Once the quinoa was finished, I added a cup of cooked quinoa and the black beans to my food processor and pulsed a few more times. I let that cool slightly so it wouldn’t cook my egg! Then I added in the bread crumbs and egg and processed for a few seconds to form a “dough”. I used an ice cream scoop to form patties and seared them on either side until crisp on the outside and warmed through, just like a burger!
I served it up with a little BBQ sauce and a bun. He actually eats the bun separately, but for us grown ups, I took a picture of the burger and bun together! I hope you and your kiddos enjoy!
- 1 cup quinoa
- 2 cups chicken or vegetable broth
- 1 8 oz package steamed and peeled baby beets (in fridge section)
- 1/2 onion, rough dice
- 1/4 c shredded carrots
- 1 tsp fresh ginger, rough dice
- 1/2 c canned black beans, drained and rinsed
- 1/2 c bread crumbs
- 1 egg
- Olive Oil
- Cook quinoa in the chicken or vegetable broth according to package.

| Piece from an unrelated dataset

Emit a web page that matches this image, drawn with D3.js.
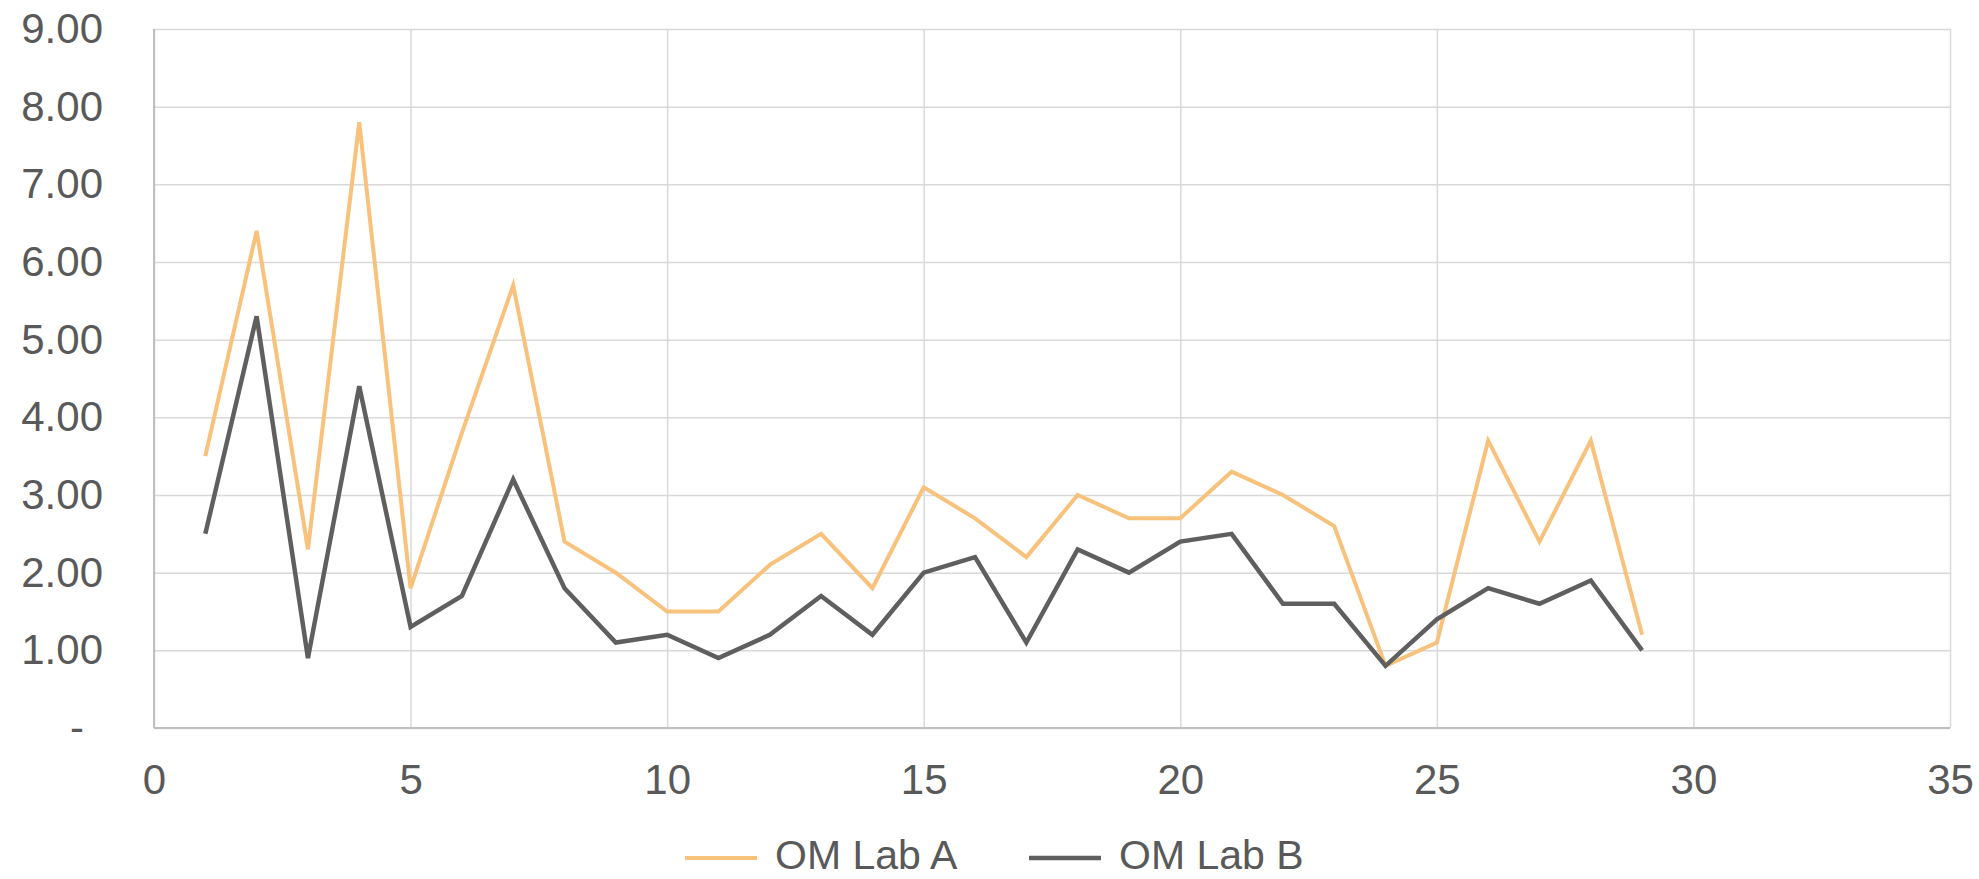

- Sautee onion, carrots, and ginger in 1 Tbsp olive oil until onions are translucent, about 5 minutes.
- Combine beets and sauteed vegetables in the food processor and pulse a few times to combine.
- Add 1 cup cooked quinoa and black beans to the food processor. Pulse to combine. Let cool slightly.
- Add bread crumbs and egg to the food processor and pulse for a few seconds, until dough forms.
- Heat a large sautee pan to medium-low heat. Coat the bottom of the pan with a thin layer of olive oil (about 1 Tbsp).
- Using a standard ice cream scoop, form patties in your hand and place on the pan. Cook for 5 minutes, or until crisp.
- Flip and cook for about 3 more minutes, until crisp and warmed through.
- Set patties aside to cool. Store in the fridge in an airtight container for up to 3 days or freeze for up to 3 months.